**Task to complete:** Reproduce, character for character, the lines below from the first through the one with "const dashed = categories.map((c, i)". Leave pictures out.

**Stored data:**
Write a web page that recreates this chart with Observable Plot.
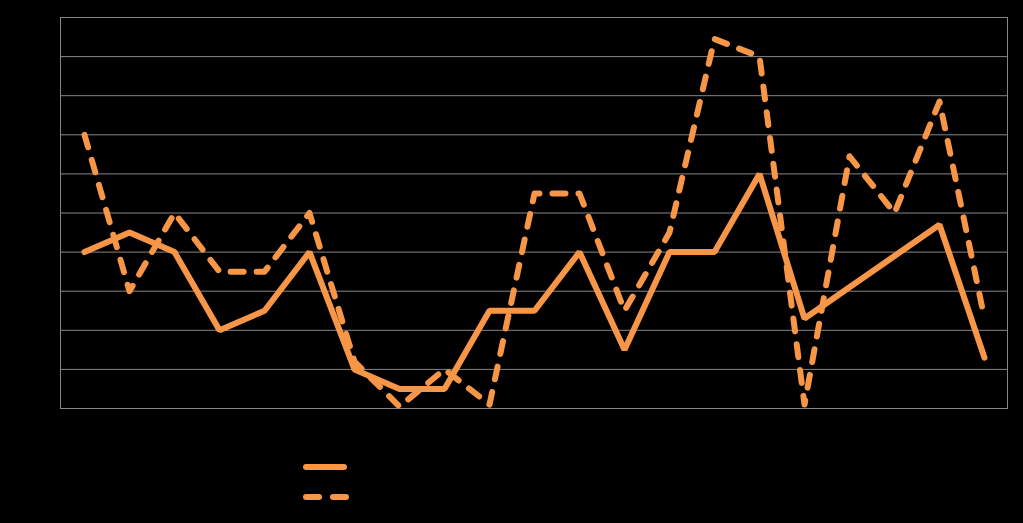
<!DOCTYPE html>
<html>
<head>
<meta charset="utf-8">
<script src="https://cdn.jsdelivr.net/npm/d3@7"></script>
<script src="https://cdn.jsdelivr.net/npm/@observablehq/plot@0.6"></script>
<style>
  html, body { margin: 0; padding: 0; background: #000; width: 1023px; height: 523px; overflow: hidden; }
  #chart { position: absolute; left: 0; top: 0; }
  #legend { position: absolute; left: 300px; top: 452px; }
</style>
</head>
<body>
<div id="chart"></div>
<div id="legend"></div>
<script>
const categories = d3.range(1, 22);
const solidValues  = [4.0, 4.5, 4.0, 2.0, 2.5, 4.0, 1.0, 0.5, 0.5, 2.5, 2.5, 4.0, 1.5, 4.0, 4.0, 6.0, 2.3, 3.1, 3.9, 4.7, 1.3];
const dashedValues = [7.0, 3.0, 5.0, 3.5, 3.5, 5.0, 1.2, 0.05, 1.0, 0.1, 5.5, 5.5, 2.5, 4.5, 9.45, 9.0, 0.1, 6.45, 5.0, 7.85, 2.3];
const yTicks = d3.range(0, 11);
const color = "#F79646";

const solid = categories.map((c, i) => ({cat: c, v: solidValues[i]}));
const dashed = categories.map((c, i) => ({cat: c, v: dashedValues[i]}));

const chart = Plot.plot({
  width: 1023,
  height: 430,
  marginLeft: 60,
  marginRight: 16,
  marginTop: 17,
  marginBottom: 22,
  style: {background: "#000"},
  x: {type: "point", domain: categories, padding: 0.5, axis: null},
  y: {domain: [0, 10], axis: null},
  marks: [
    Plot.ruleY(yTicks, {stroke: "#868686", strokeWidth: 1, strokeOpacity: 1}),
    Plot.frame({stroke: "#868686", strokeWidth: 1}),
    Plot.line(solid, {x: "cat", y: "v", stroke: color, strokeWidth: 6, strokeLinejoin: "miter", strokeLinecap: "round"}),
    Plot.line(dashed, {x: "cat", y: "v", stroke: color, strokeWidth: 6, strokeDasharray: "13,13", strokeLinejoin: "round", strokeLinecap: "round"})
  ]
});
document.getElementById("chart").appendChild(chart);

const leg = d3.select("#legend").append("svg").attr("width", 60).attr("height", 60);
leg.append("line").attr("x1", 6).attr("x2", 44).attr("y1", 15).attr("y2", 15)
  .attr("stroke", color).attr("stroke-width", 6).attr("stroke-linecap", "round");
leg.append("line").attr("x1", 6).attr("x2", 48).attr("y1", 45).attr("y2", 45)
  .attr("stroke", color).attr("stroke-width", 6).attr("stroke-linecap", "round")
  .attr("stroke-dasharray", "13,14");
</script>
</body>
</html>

**In response:**
Write a web page that recreates this chart with Observable Plot.
<!DOCTYPE html>
<html>
<head>
<meta charset="utf-8">
<script src="https://cdn.jsdelivr.net/npm/d3@7"></script>
<script src="https://cdn.jsdelivr.net/npm/@observablehq/plot@0.6"></script>
<style>
  html, body { margin: 0; padding: 0; background: #000; width: 1023px; height: 523px; overflow: hidden; }
  #chart { position: absolute; left: 0; top: 0; }
  #legend { position: absolute; left: 300px; top: 452px; }
</style>
</head>
<body>
<div id="chart"></div>
<div id="legend"></div>
<script>
const categories = d3.range(1, 22);
const solidValues  = [4.0, 4.5, 4.0, 2.0, 2.5, 4.0, 1.0, 0.5, 0.5, 2.5, 2.5, 4.0, 1.5, 4.0, 4.0, 6.0, 2.3, 3.1, 3.9, 4.7, 1.3];
const dashedValues = [7.0, 3.0, 5.0, 3.5, 3.5, 5.0, 1.2, 0.05, 1.0, 0.1, 5.5, 5.5, 2.5, 4.5, 9.45, 9.0, 0.1, 6.45, 5.0, 7.85, 2.3];
const yTicks = d3.range(0, 11);
const color = "#F79646";

const solid = categories.map((c, i) => ({cat: c, v: solidValues[i]}));
const dashed = categories.map((c, i) => ({cat: c, v: dashedValues[i]}));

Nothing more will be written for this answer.